Si nous partons du principe que la maison est un lieu de sécurité affective, il n’est pas étonnant que nos enfants aient du plaisir à s’étaler. Combler cet espace qui leur apporte de la douceur est une manière de l’investir, de le maîtriser. C’est également un langage pour signifier leur présence, leur appartenance au groupe, la place qui les caractérise, celle ou qu’ils cherchent à tenir :
Une affaire qui traîne nous rappelle la présence de l’autre.
Néanmoins, la perception que nous avons de ce joyeux désordre diffère bien souvent entre enfants et parents : là où je vois un tas de cubes écroulés au salon, Hannah me décrit un chemin pour planter des fleurs. Là où je peste en ramassant un pull, Jacques me répond qu’il est rangé.
Nos logements sont-ils des lieux pour s’étaler ?
Nous n’avons pas toujours eu la chance de pouvoir aménager une pièce ou un coin suffisamment grand pour jouer ou se poser, une sorte d’entrepôt magique pouvant contenir l’univers de nos enfants. Cependant, quand nous l’avons eu, je remarquais qu’ils ne l’utilisaient pas nécessairement. Je les ai observés, petits ou grands, se poser non loin de moi, comme un désir de rester proche, de se tenir compagnie sans forcément parler.
Quitter la salle de jeux ou la chambre est également l’occasion de voyager pour construire un autre univers.
La table basse du salon se transforme en tunnel, la cheminée sert de cuisine, l’entrée devient magique.
Mais s’étaler équivaut parfois à se cacher et traduit un besoin d’intimité. Nous avons vécu pendant quatre ans à huit dans un tout petit appartement. Pour supporter la proximité familiale, certains de mes enfants ont investi des lieux originaux, y laissant leur trace comme un animal déposerait quelques poils pour marquer son territoire.
Hannah a longtemps lu recroquevillée sous mon bureau, appuyée contre un oreiller, oubliant ses livres de façon régulière. J’en ai déduis qu’elle devait se sentir protégée par le mur, la chaise et le haut du bureau comme un toit sur sa tête. Mon bureau, lieu interdit et secret, la rapprochant sans doute un peu de moi, tout en lui offrant assez de tranquillité pour ouvrir de grandes fenêtres d’évasion intérieures.
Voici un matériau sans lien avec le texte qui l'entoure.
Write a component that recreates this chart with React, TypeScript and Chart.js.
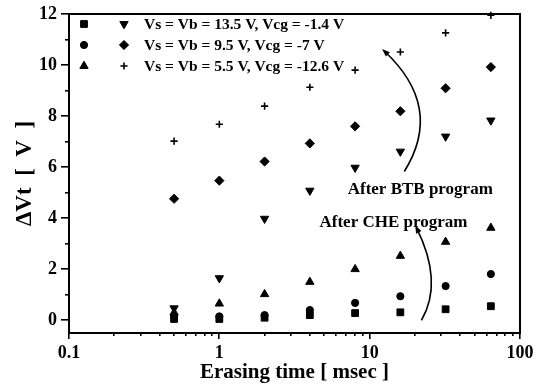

L’un de mes garçons s’était approprié une chaise sur le balcon étroit, caché derrière un rideau, laissant au passage ses chaussettes d’adolescent. Ces lieux de retrait, en marge du groupe — bien que le groupe soit toujours là — m’ont prouvé combien chacun avait besoin d’un espace différent de la chambre, celle-ci étant partagée avec un frère ou une sœur. Un petit lieu délimité pour penser, se poser, réfléchir, et construire assez de largeur en soi pour replonger ensuite dans notre quotidien étroit.
La maison vit, s’emplit de la présence de nos enfants, mais aussi de la nôtre, elle devient la scène de notre théâtre familial.
Le désordre rappelle le nombre des personnages, leur caractère, leur présence ou leur discrétion, leur absence.
Je crois que j’apprécie cela, malgré tout.
Pourtant quand l’étalage ne permet plus de ranger, qu’il transforme la maison en jungle folle où chacun se perd, avouons que cela peut vite devenir pesant et nous faire vivre un sentiment d’envahissement : « Je ne suis plus chez moi, ici ! Ma cuisine, mon salon, ma chambre, mon sac à main, les toilettes sont en permanence squattés par du foutoir, et j’en ai ras-le-bol », me dit Céline, maman de trois enfants de 6 à 13 ans.
Ranger, ramasser, remplacer, trier.
Autant de gestes invisibles que font bien des parents pour faire de leur maison un espace accueillant, à l’image de cet espace utérin et maternel dont nous rêvons peut-être un prolongement. Prendre soin de son foyer sans chercher à le maîtriser, trouver l’équilibre entre désordre et rangement est une véritable gageure. Épuisante, parfois drôle, étonnante, elle nous parle de de ce que nous sommes avec lucidité.